The transparent-photo ship script ends with this block, printed to my terminal after a successful push:
Cleanup of old desktop staging (run when ready):
rm -rf ~/Desktop/Images/Image\ *.png
rm -rf ~/Desktop/Images/about-photo-webp
rm -rf ~/Desktop/Images/about-photo-webp-q92
rm -rf ~/Desktop/Images/about-page-bundle
rm -rf "$HOME/Desktop/Images Transparent Website"
rm -rf ~/Desktop/Images/about-transparent-bundle
The script never runs any of those itself. The choice is deliberate.
Auto-deletion is one of those moves that always sounds reasonable in the abstract. The bundle has shipped, the assets are in the repo, the desktop staging is no longer needed. Why ask the user to clean up manually?

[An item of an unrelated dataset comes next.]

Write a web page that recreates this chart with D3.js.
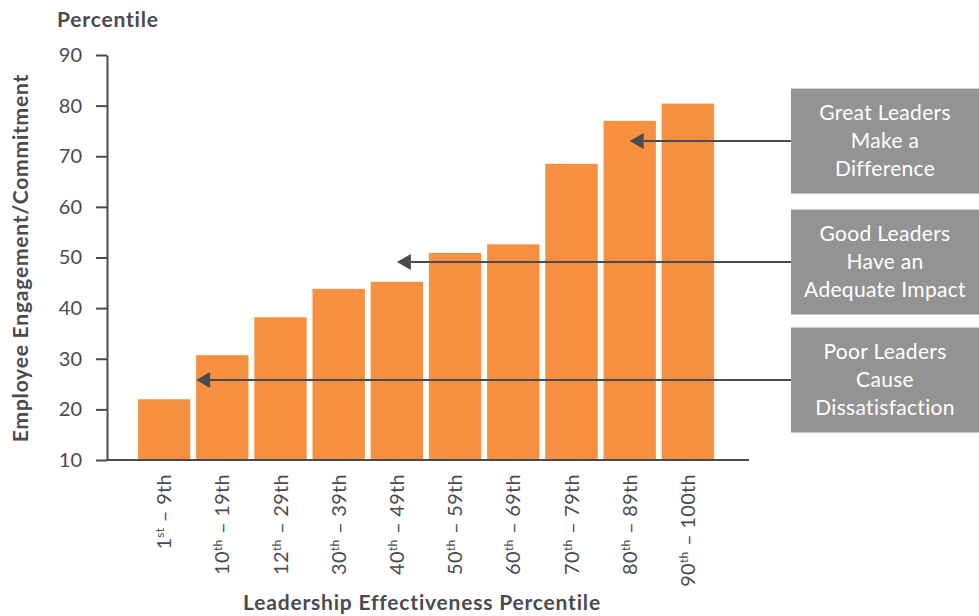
<!DOCTYPE html>
<html>
  <head>
    <meta charset="utf-8">
    <script src="https://d3js.org/d3.v7.min.js"></script>
    <title>Leadership Effectiveness</title>
    <style>
      body { margin: 0px; background: #fff; }
      .tick text { fill: #4a4a4f; font-size: 20px; font-family: Lato, sans-serif; }
      .tick line { stroke: #4a4a4f; stroke-width: 2; }
      .domain { stroke: #4a4a4f; stroke-width: 2; }
      .axis-title { fill: #4a4a4f; font-size: 21px; font-weight: bold; letter-spacing: 0.8px; font-family: Lato, sans-serif; }
      .xlabel { fill: #4a4a4f; font-size: 20px; letter-spacing: 0.3px; font-family: Lato, sans-serif; }
      .callout text { fill: #fff; font-size: 21px; letter-spacing: 0.3px; font-family: Lato, sans-serif; }
    </style>
  </head>
  <body>
    <svg width="979" height="616"></svg>
    <script>
      // bar data
      const categories = ['1-9', '10-19', '12-29', '30-39', '40-49', '50-59', '60-69', '70-79', '80-89', '90-100'];
      const values = [22, 30.7, 38.2, 43.8, 45.2, 50.9, 52.6, 68.5, 77, 80.4];

      // tick labels: start number, superscript, rest
      const labelStart = ['1', '10', '12', '30', '40', '50', '60', '70', '80', '90'];
      const labelSup = ['st', 'th', 'th', 'th', 'th', 'th', 'th', 'th', 'th', 'th'];
      const labelEnd = [' – 9th', ' – 19th', ' – 29th', ' – 39th', ' – 49th', ' – 59th', ' – 69th', ' – 79th', ' – 89th', ' – 100th'];
      const yTickValues = [10, 20, 30, 40, 50, 60, 70, 80, 90];

      // callouts
      const calloutLines = [
        ['Great Leaders', 'Make a', 'Difference'],
        ['Good Leaders', 'Have an', 'Adequate Impact'],
        ['Poor Leaders', 'Cause', 'Dissatisfaction']
      ];
      const calloutTarget = ['80-89', '40-49', '10-19'];
      const calloutAt = [0.5, 0.5, 0];
      const calloutValue = [73, 49.1, 25.8];

      const svg = d3.select('svg');
      const orange = '#f79141';
      const dark = '#4a4a4f';

      const axisX = 107;
      const xScale = d3.scaleBand()
        .domain(categories)
        .range([135, 717])
        .paddingInner(0.1)
        .paddingOuter(0.05);

      const yScale = d3.scaleLinear()
        .domain([10, 90])
        .range([460, 55]);

      // bars
      svg.append('g').selectAll('rect')
        .data(values)
        .join('rect')
          .attr('x', (d, i) => xScale(categories[i]))
          .attr('y', d => yScale(d))
          .attr('width', xScale.bandwidth())
          .attr('height', d => yScale(10) - yScale(d))
          .attr('fill', orange);

      // y axis
      const yAxis = d3.axisLeft(yScale)
        .tickValues(yTickValues)
        .tickSize(11)
        .tickSizeOuter(0)
        .tickPadding(14);
      svg.append('g')
        .attr('transform', `translate(${axisX},0)`)
        .call(yAxis);

      // x axis line
      svg.append('line')
        .attr('x1', axisX - 1)
        .attr('x2', 749)
        .attr('y1', yScale(10))
        .attr('y2', yScale(10))
        .attr('stroke', dark)
        .attr('stroke-width', 2);

      // x labels
      const xl = svg.append('g').selectAll('text')
        .data(categories)
        .join('text')
          .attr('class', 'xlabel')
          .attr('text-anchor', 'end')
          .attr('dy', '0.35em')
          .attr('transform', d => `translate(${xScale(d) + xScale.bandwidth() / 2},474) rotate(-90)`);
      xl.append('tspan').text((d, i) => labelStart[i]);
      xl.append('tspan')
        .attr('font-size', '12px')
        .attr('baseline-shift', '7px')
        .text((d, i) => labelSup[i]);
      xl.append('tspan').text((d, i) => labelEnd[i]);

      // titles
      svg.append('text')
        .attr('class', 'axis-title')
        .attr('x', 57)
        .attr('y', 27)
        .text('Percentile');

      svg.append('text')
        .attr('class', 'axis-title')
        .attr('text-anchor', 'middle')
        .attr('transform', 'translate(28,258) rotate(-90)')
        .text('Employee Engagement/Commitment');

      svg.append('text')
        .attr('class', 'axis-title')
        .attr('text-anchor', 'middle')
        .attr('x', 422)
        .attr('y', 610)
        .text('Leadership Effectiveness Percentile');

      // arrows and callout boxes
      const boxX = 791, boxW = 188, boxH = 105;
      calloutLines.forEach((lines, i) => {
        const ay = yScale(calloutValue[i]);
        const tipX = xScale(calloutTarget[i]) + xScale.bandwidth() * calloutAt[i];
        svg.append('line')
          .attr('x1', boxX)
          .attr('x2', tipX + 14)
          .attr('y1', ay)
          .attr('y2', ay)
          .attr('stroke', dark)
          .attr('stroke-width', 2);
        svg.append('path')
          .attr('d', `M${tipX},${ay} L${tipX + 14},${ay - 8} L${tipX + 14},${ay + 8} Z`)
          .attr('fill', dark);

        const g = svg.append('g').attr('class', 'callout');
        g.append('rect')
          .attr('x', boxX)
          .attr('y', ay - boxH / 2)
          .attr('width', boxW)
          .attr('height', boxH)
          .attr('fill', '#939393');
        g.selectAll('text')
          .data(lines)
          .join('text')
            .attr('x', boxX + boxW / 2)
            .attr('y', (d, j) => ay + (j - 1) * 28)
            .attr('dy', '0.35em')
            .attr('text-anchor', 'middle')
            .text(d => d);
      });
    </script>
  </body>
</html>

Because state on disk is the only state I might want to recover from. If the merge breaks in some way I haven’t anticipated, or if I want to re-run a step with a tweak, the staging folder is the source. If the script auto-deletes it, my recovery path depends on git history and Drive backups, both of which are slower and more brittle than just opening Finder.
There’s an asymmetry to operations like this. Pushing to remote is recoverable: I can revert the commit, push again. Running rm -rf is recoverable only if the deleted file existed somewhere else. The script can afford to be aggressive with the operations that are easy to undo. It should be conservative with the ones that aren’t.
The cleanup commands as printed text are also a documentation artifact. Six months from now, when I’m re-running a similar pattern, the script’s final output is a clean checklist of what should still exist and what shouldn’t.
The principle: a script can push code without asking, but it asks before it deletes. Reversibility is a property of operations.